Su obra, como él la llamaba, consistía en escribir todos los viernes de forma religiosa, una “carta al director”, una especie de columna semanal. Cuando lo conocí llevaba más de diez años haciéndolo. O eso aseguraba. Lo más memorable era su método de escritura. En vez de caer en los típicos lugares comunes del autor ensimismado, absorto por la “inspiración”, se limitaba a comentar sus ideas con cualquiera que estuviera en frente. Un par de veces, incluso, me narró en detalle su columna venidera mientras almorzábamos. Sondeaba sus palabras, probaba material. Y luego, sin darle muchas vueltas, las escribía de una sentada y comenzaba a rumiar la carta/columna siguiente.

A Mario, según recuerdo, no le generaba interés el acto de publicar. Le bastaba simplemente que su obra apareciera cada viernes en un periódico provinciano, que como todo periódico se olvidaría al día siguiente. De alguna manera visualizaba en ese acto mecánico, una fórmula para llevar una bitácora personal. Un diario de ideas: un cuerpo que se hacía público con el único fin de existir. Y en su gesto, quiero creer, radica una clave de lectura. Porque en una sociedad obsesionada por las obras maestras, por los listados de lo mejor de lo mejor, suele ser en los textos cotidianos, en los textos urgentes, donde se alberga una mayor sinceridad.

Un libro que puede leerse bajo esa clave es la antología Escala técnica, de Francisco Mouat. Compuesta por treinta y cuatro textos de diversa especie, que aparecieron originalmente en medios de prensa y revistas, esta necesaria miscelánea se deja leer de forma fluida y voraz. Mientras surfeamos las crónicas, semblanzas biográficas y columnas, el carácter antológico se diluye. Como existe un diálogo subterráneo entre sus textos, el montaje consigue que el libro cobre vida propia y que la distancia con la contingencia, con el siempre feble “tiempo del periodismo”, se anule por completo. Estas páginas se vuelven así un exquisito merodeo por rostros, lugares y jirones de historia, que hipnotizan al lector con una sutil mezcla de vivencias personales y robadas.

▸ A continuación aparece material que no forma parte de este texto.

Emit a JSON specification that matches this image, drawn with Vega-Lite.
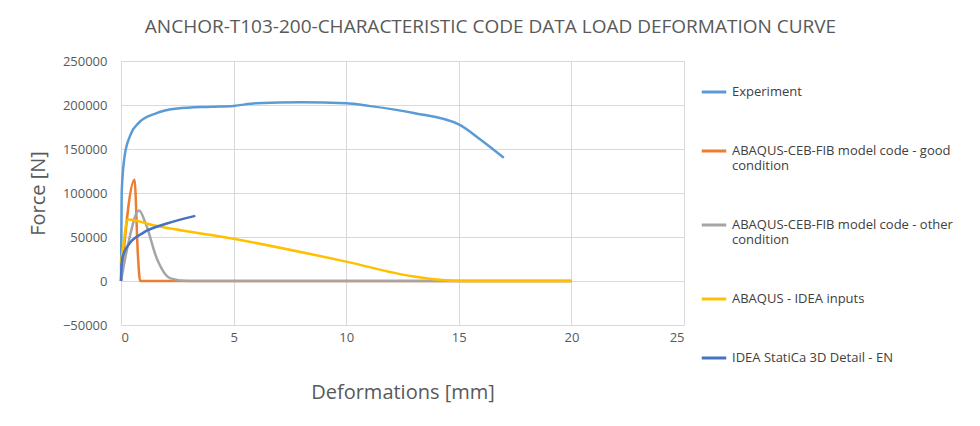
{
  "$schema": "https://vega.github.io/schema/vega-lite/v6.json",
  "width": 563,
  "height": 264,
  "padding": {"left": 28, "top": 18, "right": 5, "bottom": 5},
  "background": "white",
  "title": {"text": "ANCHOR-T103-200-CHARACTERISTIC CODE DATA LOAD DEFORMATION CURVE", "font": "Open Sans", "fontSize": 19, "fontWeight": "normal", "color": "#595959", "anchor": "middle", "offset": 18, "dx": 88},
  "config": {"view": {"stroke": null}, "font": "Open Sans"},
  "data": {"values": [
    {"s": "Experiment", "x": 0, "y": 0},
    {"s": "Experiment", "x": 0.03, "y": 100000},
    {"s": "Experiment", "x": 0.15, "y": 140000},
    {"s": "Experiment", "x": 0.4, "y": 165000},
    {"s": "Experiment", "x": 0.8, "y": 180000},
    {"s": "Experiment", "x": 1.5, "y": 190000},
    {"s": "Experiment", "x": 2.5, "y": 196000},
    {"s": "Experiment", "x": 4, "y": 198000},
    {"s": "Experiment", "x": 5, "y": 199000},
    {"s": "Experiment", "x": 6, "y": 202000},
    {"s": "Experiment", "x": 8, "y": 203000},
    {"s": "Experiment", "x": 10, "y": 202000},
    {"s": "Experiment", "x": 11, "y": 199000},
    {"s": "Experiment", "x": 13, "y": 191000},
    {"s": "Experiment", "x": 15, "y": 178000},
    {"s": "Experiment", "x": 16, "y": 160000},
    {"s": "Experiment", "x": 17, "y": 140000},
    {"s": "ABAQUS-CEB-FIB model code - good condition", "x": 0, "y": 0},
    {"s": "ABAQUS-CEB-FIB model code - good condition", "x": 0.6, "y": 115000},
    {"s": "ABAQUS-CEB-FIB model code - good condition", "x": 0.75, "y": 30000},
    {"s": "ABAQUS-CEB-FIB model code - good condition", "x": 0.85, "y": 0},
    {"s": "ABAQUS-CEB-FIB model code - good condition", "x": 20, "y": 0},
    {"s": "ABAQUS-CEB-FIB model code - other condition", "x": 0, "y": 0},
    {"s": "ABAQUS-CEB-FIB model code - other condition", "x": 0.3, "y": 40000},
    {"s": "ABAQUS-CEB-FIB model code - other condition", "x": 0.8, "y": 80000},
    {"s": "ABAQUS-CEB-FIB model code - other condition", "x": 1.1, "y": 65000},
    {"s": "ABAQUS-CEB-FIB model code - other condition", "x": 1.6, "y": 25000},
    {"s": "ABAQUS-CEB-FIB model code - other condition", "x": 2.2, "y": 3000},
    {"s": "ABAQUS-CEB-FIB model code - other condition", "x": 3, "y": 0},
    {"s": "ABAQUS-CEB-FIB model code - other condition", "x": 20, "y": 0},
    {"s": "ABAQUS - IDEA inputs", "x": 0, "y": 20000},
    {"s": "ABAQUS - IDEA inputs", "x": 0.1, "y": 40000},
    {"s": "ABAQUS - IDEA inputs", "x": 0.3, "y": 70000},
    {"s": "ABAQUS - IDEA inputs", "x": 1.5, "y": 63000},
    {"s": "ABAQUS - IDEA inputs", "x": 5, "y": 48000},
    {"s": "ABAQUS - IDEA inputs", "x": 10, "y": 22000},
    {"s": "ABAQUS - IDEA inputs", "x": 13, "y": 5000},
    {"s": "ABAQUS - IDEA inputs", "x": 15, "y": 0},
    {"s": "ABAQUS - IDEA inputs", "x": 20, "y": 0},
    {"s": "IDEA StatiCa 3D Detail - EN", "x": 0, "y": 0},
    {"s": "IDEA StatiCa 3D Detail - EN", "x": 0.05, "y": 25000},
    {"s": "IDEA StatiCa 3D Detail - EN", "x": 0.3, "y": 40000},
    {"s": "IDEA StatiCa 3D Detail - EN", "x": 1, "y": 55000},
    {"s": "IDEA StatiCa 3D Detail - EN", "x": 2, "y": 65000},
    {"s": "IDEA StatiCa 3D Detail - EN", "x": 3.3, "y": 74000}
  ]},
  "mark": {"type": "line", "strokeWidth": 2.5, "interpolate": "monotone"},
  "encoding": {
    "x": {"field": "x", "type": "quantitative", "title": "Deformations [mm]",
      "scale": {"domain": [0, 25], "nice": false},
      "axis": {"values": [0, 5, 10, 15, 20, 25], "grid": true, "gridColor": "#d9d9d9", "domain": false, "ticks": false, "labelColor": "#595959", "labelFontSize": 13, "titleFontSize": 20, "titleFontWeight": "normal", "titleColor": "#595959", "titlePadding": 38, "labelPadding": 6}},
    "y": {"field": "y", "type": "quantitative", "title": "Force [N]",
      "scale": {"domain": [-50000, 250000], "nice": false},
      "axis": {"values": [-50000, 0, 50000, 100000, 150000, 200000, 250000], "labelOverlap": false, "format": "d", "gridColor": "#d9d9d9", "domain": false, "ticks": false, "labelColor": "#595959", "labelFontSize": 13, "titleFontSize": 20, "titleFontWeight": "normal", "titleColor": "#595959", "titlePadding": 14, "labelPadding": 14}},
    "color": {"field": "s", "type": "nominal", "title": null,
      "sort": ["Experiment", "ABAQUS-CEB-FIB model code - good condition", "ABAQUS-CEB-FIB model code - other condition", "ABAQUS - IDEA inputs", "IDEA StatiCa 3D Detail - EN"],
      "scale": {"domain": ["Experiment", "ABAQUS-CEB-FIB model code - good condition", "ABAQUS-CEB-FIB model code - other condition", "ABAQUS - IDEA inputs", "IDEA StatiCa 3D Detail - EN"], "range": ["#5B9BD5", "#ED7D31", "#A5A5A5", "#FFC000", "#4472C4"]},
      "legend": {"orient": "none", "legendX": 579, "legendY": 17, "symbolType": "stroke", "symbolStrokeWidth": 3, "symbolSize": 600, "labelFontSize": 13, "labelColor": "#404040", "labelLimit": 300, "rowPadding": 38, "padding": 0,
        "labelExpr": "indexof(datum.label, ' - good') > 0 ? ['ABAQUS-CEB-FIB model code - good', 'condition'] : indexof(datum.label, ' - other') > 0 ? ['ABAQUS-CEB-FIB model code - other', 'condition'] : datum.label"}}
  }
}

Pese a que la naturaleza de estos textos aspiraba a la inmediatez, a la lectura rápida, hay pasajes donde resulta imposible no detenerse. En “La agenda de Dolores” por ejemplo, Mouat describe su relación con Dolores Ezcurra, que conoció de casualidad en Cucao, Chiloé, “el mismo día en que se murió Julio Cortázar”. La entrañable amistad que se forja entre el periodista y la directora de fotografía (entre otros oficios), se refleja con precisión mediante una maraña de recuerdos, cartas y los apuntes que ella escribe en su agenda antes de morir. El efecto es preciso y hermoso. Logramos conocer a Dolores y su caligrafía, su documento de identidad e incluso leemos un poema de Teillier que el amigo nostálgico lee en su tumba a seis años de su muerte. Y tan cercana nos resulta, que terminamos atesorando las reflexiones que destila en sus cartas: “Lo que te decía del amor truncado me sucedió por no haber aprendido que la raza de sicoanalistas es deleznable. Se cuidan y preservan tanto que no tienen problemas de joder a quien sea. La vida pasa por los versículos de la Biblia freudiana”.

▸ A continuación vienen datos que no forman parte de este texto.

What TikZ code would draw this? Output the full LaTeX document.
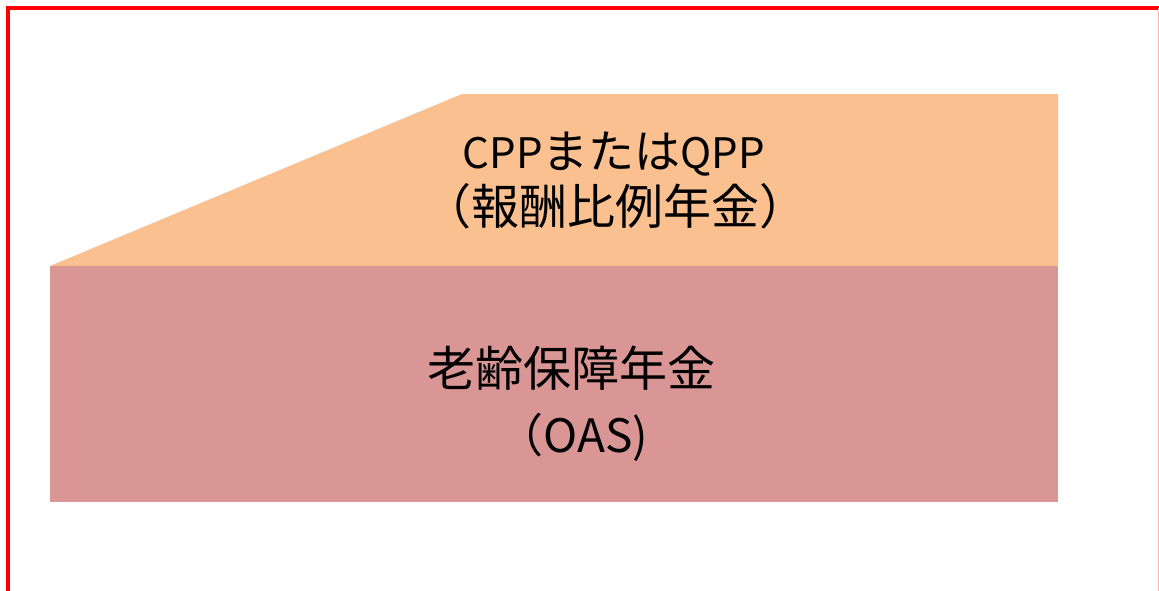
\documentclass[tikz,border=0pt]{standalone}
\usepackage{fontspec}
\setmainfont{Noto Sans CJK JP}
\newfontfamily\haltfont[RawFeature=+halt]{Noto Sans CJK JP}
\definecolor{upperfill}{HTML}{FAC090}
\definecolor{lowerfill}{HTML}{D99694}
\newcommand{\latinpart}[1]{{\fontsize{42}{50}\selectfont #1}}
\begin{document}
\begin{tikzpicture}[x=1pt,y=-1pt,
  lbl/.style={inner sep=0pt, anchor=base, text=black},
  upfont/.style={font=\fontsize{46}{55}\selectfont},
  lowfont/.style={font=\fontsize{48}{55}\selectfont}]
\useasboundingbox (0,0) rectangle (1159,590);
\fill[white] (0,0) rectangle (1159,590);
% frame
\draw[red, line width=4pt] (8,592) -- (8,8) -- (1160,8);
\draw[red!30, line width=1pt] (1158,8) -- (1158,592);
% shapes
\fill[upperfill] (50,266) -- (462,94) -- (1058,94) -- (1058,266) -- cycle;
\fill[lowerfill] (50,266) rectangle (1058,502);
% texts
\node[lbl, upfont] (t1) at (614,168) {\latinpart{CPP}または\latinpart{QPP}};
\node[lbl, font=\fontsize{48}{55}\selectfont] (t2) at (615,224) {\haltfont（報酬比例年金）};
\node[lbl, lowfont] (b1) at (571,386) {老齢保障年金};
\node[lbl, font=\fontsize{46}{55}\selectfont] (b2) at (573,452) {（OAS)};
\end{tikzpicture}
\end{document}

La muerte es quizá el fantasma que recorre con mayor propiedad estas páginas. En una columna memorable titulada “No dispares”, Mouat narra la trágica historia de Sergio Lagos León. Un vendedor de retail que, obligado a transportar un televisor a una casa de La Dehesa, es asesinado por el esposo de la clienta que dispara en “defensa propia”, porque si un moreno entraba a su casa seguro era un ladrón. Esta tragedia sintetiza la desfachatez de la clase alta chilena y su rechazo. Otro texto crucial es “Américo Grunwald”, retrato de un rumano avecinado en Chile desde 1948, que pasó su juventud como prisionero en Auschwitz. Pese a la inmensa cantidad de testimonios existentes, los recuerdos de Américo resultan reveladores. Confiesa que solía contarles chistes a sus compañeros de celda y la vertiginosa escena del escape, donde la “falta de hábito de comida mató a mucha gente”. Varios de sus compañeros murieron comiendo un gulash que un dueño de aserradero sirvió generosamente, sin saber que probar el bocado los mataría. “De los treinta y tantos que éramos, quedamos apenas diez vivos”.

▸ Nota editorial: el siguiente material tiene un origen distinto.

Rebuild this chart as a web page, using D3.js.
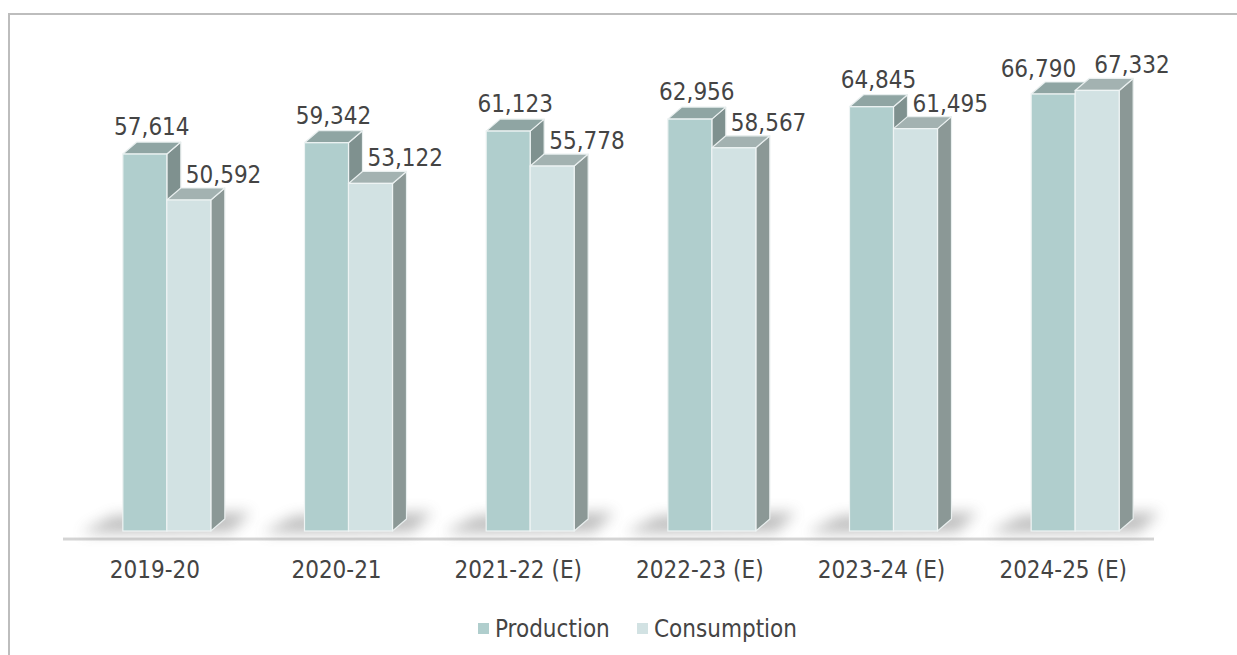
<!DOCTYPE html>
<html><head><meta charset="utf-8">
<script src="https://cdn.jsdelivr.net/npm/d3@7"></script>
<style>
html,body{margin:0;padding:0;background:#fff;}
svg{display:block;}
text{font-family:"DejaVu Sans Condensed","DejaVu Sans",sans-serif;fill:#444;}
</style></head>
<body>
<script>
const categories = ["2019-20","2020-21","2021-22 (E)","2022-23 (E)","2023-24 (E)","2024-25 (E)"];
const production = [57614, 59342, 61123, 62956, 64845, 66790];
const consumption = [50592, 53122, 55778, 58567, 61495, 67332];
const seriesNames = ["Production","Consumption"];

const W = 1237, H = 655;
const svg = d3.select("body").append("svg").attr("width", W).attr("height", H);

const frontColors = ["#b0cecd","#d2e2e3"];
const topColors = ["#8fa5a3","#a3b2b1"];
const sideColors = ["#7f918f","#8b9896"];

const defs = svg.append("defs");
defs.append("filter").attr("id","blur").attr("x","-50%").attr("y","-200%").attr("width","200%").attr("height","500%")
  .append("feGaussianBlur").attr("stdDeviation", 7);

// border
svg.append("path").attr("d","M9,655 L9,14 L1237,14").attr("fill","none").attr("stroke","#bdbdbd").attr("stroke-width",2);

const x = d3.scaleBand().domain(categories).range([64, 1154]).padding(0);
const y = d3.scaleLinear().domain([0, 70000]).range([531, 73]);
const inner = d3.scaleBand().domain(seriesNames).range([-32, 56]).padding(0);
const dx = 14, dy = 12;
const bw = inner.bandwidth();

// floor
svg.append("rect").attr("x",63).attr("y",538).attr("width",1091).attr("height",2.5).attr("fill","#d4d4d4");
svg.append("rect").attr("x",63).attr("y",537).attr("width",1091).attr("height",1).attr("fill","#ececec");

const data = categories.map((c,i)=>({cat:c, vals:[production[i], consumption[i]]}));

// shadows
const g0 = svg.append("g");
data.forEach(d=>{
  const cx = x(d.cat) + x.bandwidth()/2;
  const x0 = cx + inner(seriesNames[0]);
  const x1 = cx + inner(seriesNames[1]) + bw;
  g0.append("polygon")
    .attr("points", [[x0-42,533],[x0-10,516],[x1+dx+26,512],[x1+dx+6,532]].map(p=>p.join(",")).join(" "))
    .attr("fill","#666").attr("opacity",0.42).attr("filter","url(#blur)");
});

const gb = svg.append("g");
data.forEach(d=>{
  const cx = x(d.cat) + x.bandwidth()/2;
  d.vals.forEach((v,s)=>{
    const bx = cx + inner(seriesNames[s]);
    const yt = y(v), yb = y(0);
    const g = gb.append("g");
    g.append("polygon").attr("points",[[bx+bw,yt],[bx+bw+dx,yt-dy],[bx+bw+dx,yb-dy],[bx+bw,yb]].map(p=>p.join(",")).join(" "))
      .attr("fill",sideColors[s]).attr("stroke","#e9efef").attr("stroke-width",1.2).attr("stroke-linejoin","round");
    g.append("polygon").attr("points",[[bx,yt],[bx+dx,yt-dy],[bx+bw+dx,yt-dy],[bx+bw,yt]].map(p=>p.join(",")).join(" "))
      .attr("fill",topColors[s]).attr("stroke","#e9efef").attr("stroke-width",1.2).attr("stroke-linejoin","round");
    g.append("rect").attr("x",bx).attr("y",yt).attr("width",bw).attr("height",yb-yt)
      .attr("fill",frontColors[s]).attr("stroke","#eef4f4").attr("stroke-width",1.2);
  });
});

// data labels
const gl = svg.append("g").style("font-size","24px");
data.forEach(d=>{
  const cx = x(d.cat) + x.bandwidth()/2;
  const [p,c] = d.vals;
  const px = cx + inner(seriesNames[0]);
  const qx = cx + inner(seriesNames[1]);
  if (c >= p) {
    gl.append("text").attr("x", qx + 1).attr("y", y(p) - dy - 5).attr("text-anchor","end").text(d3.format(",")(p));
  } else {
    gl.append("text").attr("x", px + bw/2 + dx/2).attr("y", y(p) - dy - 7).attr("text-anchor","middle").text(d3.format(",")(p));
  }
  gl.append("text").attr("x", qx + 19).attr("y", y(c) - dy - 5).attr("text-anchor","start").text(d3.format(",")(c));
});

// category axis labels
const axis = d3.axisBottom(x).tickSize(0).tickPadding(0);
const ga = svg.append("g").attr("transform","translate(0,578)").call(axis);
ga.select(".domain").remove();
ga.selectAll("text").attr("dy",0).style("font-size","24px").style("font-family",'"DejaVu Sans Condensed","DejaVu Sans",sans-serif').attr("fill","#444");

// legend
const legend = svg.append("g");
const legendX = [478, 637];
seriesNames.forEach((n,i)=>{
  legend.append("rect").attr("x",legendX[i]).attr("y",623).attr("width",11).attr("height",11).attr("fill",frontColors[i]);
  legend.append("text").attr("x",legendX[i]+17).attr("y",637).style("font-size","24px").text(n);
});
</script>
</body></html>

Un pariente cercano de Escala técnica es A tontas y a locas, de María Moreno. El libro reúne cerca de cincuenta columnas y ensayos bonsái, escritos durante los ochentas en una sección homónima que aparecía en Tiempo Argentino y la revista Latido, donde según la propia autora escribió su autobiografía. Pese a la “vejez” cronológica de los escritos, un carácter fresco y revolucionario los atraviesa. Porque en este libro Moreno se dedica exclusivamente a ser Moreno, es decir, escribe con total libertad pasajes vitales, críticas furibundas y reflexiones feministas, todo tamizado con prosa punzante y un fino humor que arranca verdaderas carcajadas.

Encontramos un diálogo con Freud, útiles consejos para evitar escribir alambicado, “escribir bien”, sobre todo las cartas: “No escriban nunca, pero nunca, cartas de escritor, de esas que contienen una sarta de verdades acerca del universo, aspirantes a ser volcadas ante los pies de la posteridad”, una hilarante apología a la gordura que se adelanta cuarenta años al body positive, o un sentido texto donde postula que “la flor de la edad es mañana”, que en la vejez se encuentra la verdadera posesión de los días. Moreno destella lucidez y lanza aforismos del tipo: “El amor es la única subversión que no llega a institucionalizarse –cuando lo logra ya no existe–”, mientras narra recuerdos de su época trotskista o cuestiona el fascismo de los “cultivadores del placer fino” que “prohíben leer saltado a Saer” o comer papas fritas “ante una película de Tarkovski”.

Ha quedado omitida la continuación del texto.